Security researchers who picked up on the KEV addition failed to find any details of how the vulnerability is being actively exploited. The most prominent recent reference to it is in a report from Palo Alto’s Unit 42 on exploits observed in the wild, published on 19 August – but while the Delta CVE is tagged in the article, it doesn’t provide any details as to how it is being exploited (in contrast to specific discussion of two-dozen other vulnerabilities).
The vulnerability only affects DOPSoft v2.00.07 and earlier. That version of the software was released in 2017, and the current DOPSoft is version 4. As the affected software is EOL, official advice is to stop using it – theoretically one of the easier fixes in the wider issues of Operational Technology security flaws, practically given complex dependencies and asset discovery issues in the operational technology space not always as simple as it sounds.
The Stack has contacted Delta, Palo Alto and CISA for comment.
Along with the potentially worrying CVE-2021-38406, the new critical additions to the CISA KEV catalogue include CVE-2022-26352, a flaw in dotCMS 3.0, which can lead to RCE thanks to the ability to upload files with unsanitised file names, allowing attackers to save executable files in improper locations.
CVE-2022-24706 affects Apache CouchDB prior to version 3.2.2, allowing RCE on improperly secured default installations of the database.
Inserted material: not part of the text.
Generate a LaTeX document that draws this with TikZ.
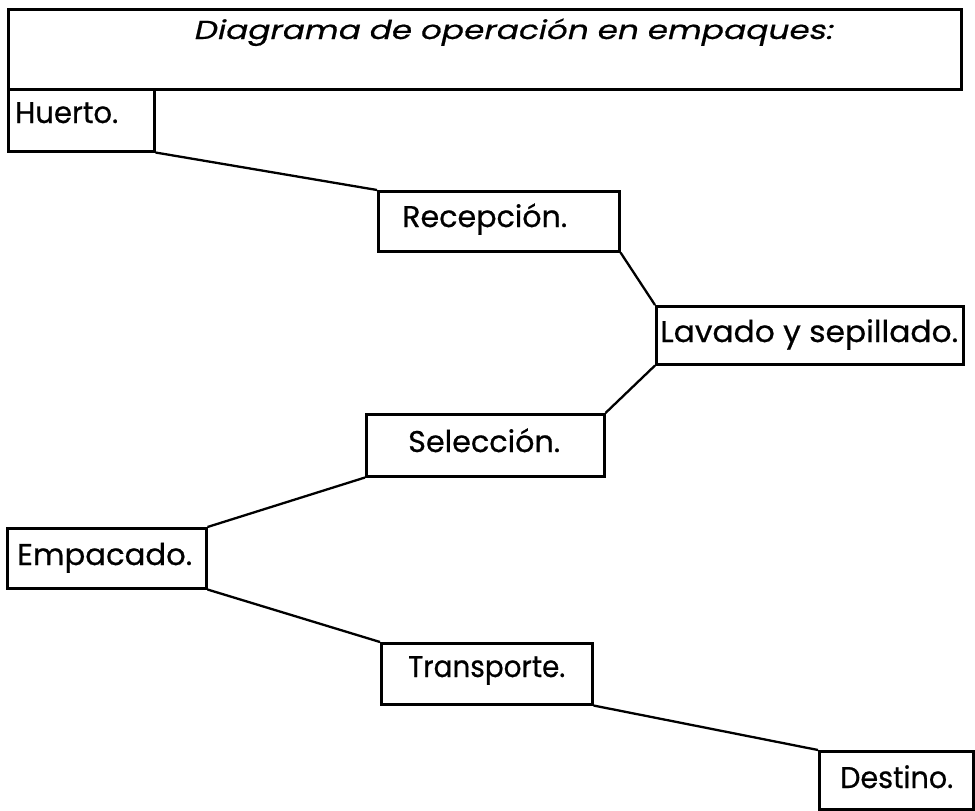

The NIST listing notes: “The CouchDB documentation has always made recommendations for properly securing an installation, including recommending using a firewall in front of all CouchDB installations.”
CVE-2022-24112 affects Apache APISIX, with attackers using the batch-requests plugin to bypass IP restrictions on the admin API. APISIX’s use of a default, built-in API token makes this more severe, allowing RCE – but even if this is changed, IP checks can still be bypassed.
CVE-2022-22963 details how in VMWare’s Spring Cloud Function a malicious Spring Expression can allow RCE, in versions 3.2.2, 3.1.6 and earlier, when using routing functionality. Upgrading to later versions of Spring Cloud Function mitigates the issue.
Other high-rated vulnerabilities which CISA says are now being actively exploited include a heap buffer overflow in Google Chrome’s WebRTC (CVE-2022-2294), the ability to view and delete database snapshots in Grafana (CVE-2021-39226), and sandbox escape in a wide variety of Apple software (CVE-2021-31010).
Two vulnerabilities in PEAR, the open-source PHP component repository, also made the KEV list: CVE-2020-36193 and CVE-2020-28949. Both rely on inadequate checking of filenames and symbolic links, enabling forbidden write operations.